As much as I appreciate light and crisp wines in the summer months, sometimes I just want something full-bodied and flavorful. That’s why I’m particularly partial to Nebbiolo wines from Italy’s Piedmont region. These unusual wines are notable for their complex flavors, intricate subtleties, and delicate aromas.
As mentioned, Nebbiolo grapes are grown in the Langhe area, which is part of the broader Italian Piedmont vineyard region. Within Lange, Nebbiolo grapes are grown in Barolo, Barbaresco, and Roero. Barolo and Barbaresco are famous for their Nebbiolo offerings, and these wines tend to be more expensive and sought after than more affordable bottles from Roero.
One of the more notable things about Nebbiolo is the fact that the initial aroma suggests that the wine will be light and delicate, while the resulting taste is intense, full-bodied, and packed with tannins.
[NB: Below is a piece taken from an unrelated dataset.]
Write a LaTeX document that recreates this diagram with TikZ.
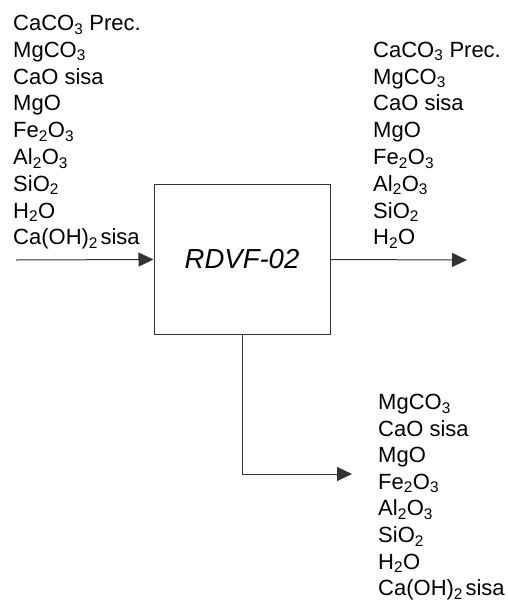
\documentclass[tikz,border=0pt]{standalone}
\usepackage{fontspec}
\setmainfont{Liberation Sans}
\usetikzlibrary{arrows.meta}
\newcommand{\sisagap}{\hspace{2.5pt}}
\begin{document}
\begin{tikzpicture}[x=1pt,y=-1pt,
  lbl/.style={anchor=base west,inner sep=0pt,font=\fontsize{22}{26.8}\selectfont},
  flow/.style={draw=black!80,line width=1pt,-{Triangle[length=15pt,width=14pt]}},
  unit/.style={draw=black!80,line width=1pt,minimum width=176pt,minimum height=150pt,inner sep=0pt,font=\fontsize{27.5}{30}\selectfont\itshape}]
\useasboundingbox (0,0) rectangle (508,603);
\node[unit] (r) at (242,259.5) {RDVF-02};
\coordinate (in) at (16,260);
\coordinate (out) at (467,260);
\coordinate (bot) at (352,474);
\draw[flow] (in) -- (r.west);
\draw[flow] (r.east) -- (out);
\draw[flow] (r.south) |- (bot);
% left list
\foreach \t [count=\i from 0] in {CaCO\textsubscript{3} Prec.,MgCO\textsubscript{3},CaO sisa,MgO,Fe\textsubscript{2}O\textsubscript{3},Al\textsubscript{2}O\textsubscript{3},SiO\textsubscript{2},H\textsubscript{2}O,Ca(OH)\textsubscript{2}\sisagap sisa}
  \node[lbl] (a\i) at (13,30.5+26.8*\i) {\t};
% right list
\foreach \t [count=\i from 0] in {CaCO\textsubscript{3} Prec.,MgCO\textsubscript{3},CaO sisa,MgO,Fe\textsubscript{2}O\textsubscript{3},Al\textsubscript{2}O\textsubscript{3},SiO\textsubscript{2},H\textsubscript{2}O}
  \node[lbl] (b\i) at (373,57.3+26.8*\i) {\t};
% bottom list
\foreach \t [count=\i from 0] in {MgCO\textsubscript{3},CaO sisa,MgO,Fe\textsubscript{2}O\textsubscript{3},Al\textsubscript{2}O\textsubscript{3},SiO\textsubscript{2},H\textsubscript{2}O,Ca(OH)\textsubscript{2}\sisagap sisa}
  \node[lbl] (c\i) at (378,409.5+26.6*\i) {\t};
\end{tikzpicture}
\end{document}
Nebbiolo has a delicate aroma with hints of fruit and floral notes. In terms of taste, expect to get strong notes of leather, cherry, raspberries, rose, anise, and clay.
Nebbiolo has a medium-heavy body with a high tannin content and acidy. This results in a wine that is intense and toes the fine line between delicate and complex.
Nebbiolo is fairly versatile when it comes to food pairings, but be sure to pick foods that work well with the high tannin content and acidity. Fatty meats are a good option as they will neutralise a fair amount of the tannins. The wine also pairs well with salty dishes with large amounts of vinegar-based sauces.
Steaks with a fair amount of fat and marbleisation pair well with Nebbiolo. Beef cuts like ribeye or prime rib are particularly well suited to this wine, as are sausages, duck, and pork shank. When it comes to vegetables and sauces, think Italian! Nebbiolo goes well with a number of regional dishes that include tomato-based sauces, garlic, olives, pizza, and butternut squash.
Similarly, try pairing the wine with some parmigiana reggiano or pecorino cheese.
Wines to try
Depending on where it was bottled, Nebbiolos may cost between $10 and $100. Bottles from the Barolo areas are the most expensive.
Giovanni Manzone, Il Crutin, Langhe Nebbiolo ($25.99)
Vibrant and spicy, this is a wonderfully tasty and affordable option.
Gemma, Ruja, Langhe Nebbiolo ($15)
Another extremely affordable bottle. This wine combines a intense fruitiness with some ripe tannins.
Pelassa, Sot, Nebbiolo d’Alba ($19.99)
Wonderfully floral and fruity. This wine also has a tasty acidity.